South African International Stamp Exhibition
- Venue: Shaw Wool Market, Durban
- Location: South Africa;

= South African International Stamp Exhibition, 1928 =

The South African International Stamp Exhibition was held in the Shaw Wool Market, Durban from 2–12 July 1928, organized by the Philatelic Society of Natal.

==Palmares==
The principal awards went to the following exhibits:

The Championship Cup went to E. J. Lee (England) for ‘Uruguay’.

Special Silver Cups (and gold medals) went to J. E. M. Coch (Johannesburg) for ‘Rhodesia’ and A. Watson (Pretoria) for ‘Great Britain’.

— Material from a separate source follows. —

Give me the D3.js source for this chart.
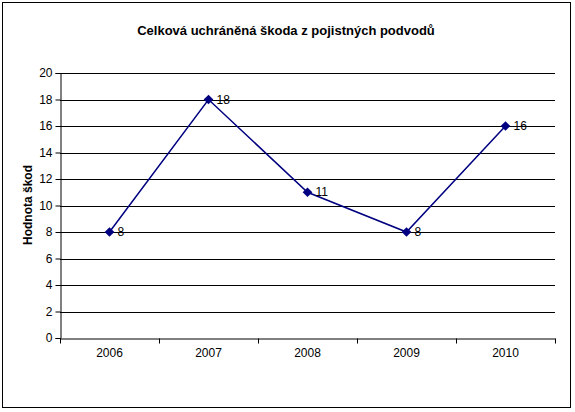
<!DOCTYPE html>
<html>
<head>
<meta charset="utf-8">
<script src="https://cdn.jsdelivr.net/npm/d3@7"></script>
<style>body{margin:0;background:#fff;font-family:Arial,"Liberation Sans",sans-serif}</style>
</head>
<body>
<div id="chart"></div>
<script>
var years = ["2006", "2007", "2008", "2009", "2010"]
var values = [8, 18, 11, 8, 16]
var yTicks = [0, 2, 4, 6, 8, 10, 12, 14, 16, 18, 20]

var svg = d3.select("#chart").append("svg")
  .attr("width", 575).attr("height", 412)

svg.append("rect")
  .attr("x", 2.5).attr("y", 2.5).attr("width", 568).attr("height", 405)
  .style("fill", "#fff").style("stroke", "#000").style("stroke-width", 1)

var margin = {top: 73, left: 60, right: 555, bottom: 338}

var x = d3.scaleBand().domain(years).range([margin.left, margin.right])
var y = d3.scaleLinear().domain([0, 20]).range([margin.bottom, margin.top])

// grid
svg.append("g").selectAll("line").data(yTicks.slice(1)).enter().append("line")
  .attr("x1", margin.left).attr("x2", margin.right)
  .attr("y1", function(d) { return Math.round(y(d)) + 0.5 })
  .attr("y2", function(d) { return Math.round(y(d)) + 0.5 })
  .style("stroke", "#000").style("stroke-width", 1)

var yAxis = svg.append("g")
  .attr("transform", "translate(" + (margin.left + 0.5) + ",0)")
  .call(d3.axisLeft(y).tickValues(yTicks).tickSize(5).tickPadding(3))
yAxis.selectAll("text").style("font-size", "12px").style("font-family", "Arial,'Liberation Sans',sans-serif")

var xAxis = svg.append("g")
  .attr("transform", "translate(0," + (margin.bottom + 0.5) + ")")
  .call(d3.axisBottom(x).tickSize(0).tickPadding(10).tickSizeOuter(0))
xAxis.selectAll("text").style("font-size", "12px").style("font-family", "Arial,'Liberation Sans',sans-serif")
xAxis.selectAll("line.sep").data(d3.range(years.length + 1)).enter().append("line")
  .attr("class", "sep")
  .attr("x1", function(i) { return Math.round(margin.left + i * x.step()) + 0.5 })
  .attr("x2", function(i) { return Math.round(margin.left + i * x.step()) + 0.5 })
  .attr("y1", 0).attr("y2", 5).style("stroke", "#000")
svg.selectAll(".domain").style("stroke", "#000")

var line = d3.line()
  .x(function(d, i) { return x(years[i]) + x.bandwidth() / 2 })
  .y(function(d) { return y(d) })

svg.append("path").datum(values)
  .attr("d", line)
  .style("fill", "none").style("stroke", "#000080").style("stroke-width", 1.5)

svg.selectAll("dia").data(values).enter().append("path")
  .attr("d", d3.symbol().type(d3.symbolDiamond2).size(60))
  .attr("transform", function(d, i) { return "translate(" + (x(years[i]) + x.bandwidth() / 2) + "," + y(d) + ")" })
  .style("fill", "#000080")

svg.selectAll("lbl").data(values).enter().append("text")
  .attr("x", function(d, i) { return x(years[i]) + x.bandwidth() / 2 + 8 })
  .attr("y", function(d) { return y(d) + 4 })
  .text(function(d) { return d })
  .style("font-size", "12px")

svg.append("text")
  .attr("x", 286).attr("y", 35).attr("text-anchor", "middle")
  .style("font-size", "13px").style("font-weight", "bold")
  .text("Celková uchráněná škoda z pojistných podvodů")

svg.append("text")
  .attr("transform", "translate(32,205) rotate(-90)")
  .attr("text-anchor", "middle")
  .style("font-size", "12px").style("font-weight", "bold")
  .text("Hodnota škod")
</script>
</body>
</html>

Special Medals went to Dr. McCann (Liverpool) for ‘Irish Free State’ and W. L. Ashmead (Cape Town) for ‘Jamaica’.

Gold Medals went to:

L. Simenhoff (Cape Town) for ‘Union of South Africa’;
H. Mallett-Veale (Prieska) for ‘South West Africa’;
A. F. Lichtenstein (New York) for ‘Cape of Good Hope’;
H. H. Hurst (Durban) for ‘Natal’;
H. B. Hargreaves (London) for ‘Rhodesia’;
F. Hugh Vallancey (London) for ‘Great Britain’;
E. A. Smythies for ‘India, ½ Anna’;
H. Lagerhof (3 medals), G. Ginger (2 medals) and 9 others. There were also 26 Silver and 22 Oxidised Silver medals.

The top literature awards went to Charles Nissen for The Plating of the Penny Black Postage Stamp of Great Britain, 1840 and E. A. Smythies for The Half-Anna Lithographed Stamps of India, 1854-1855.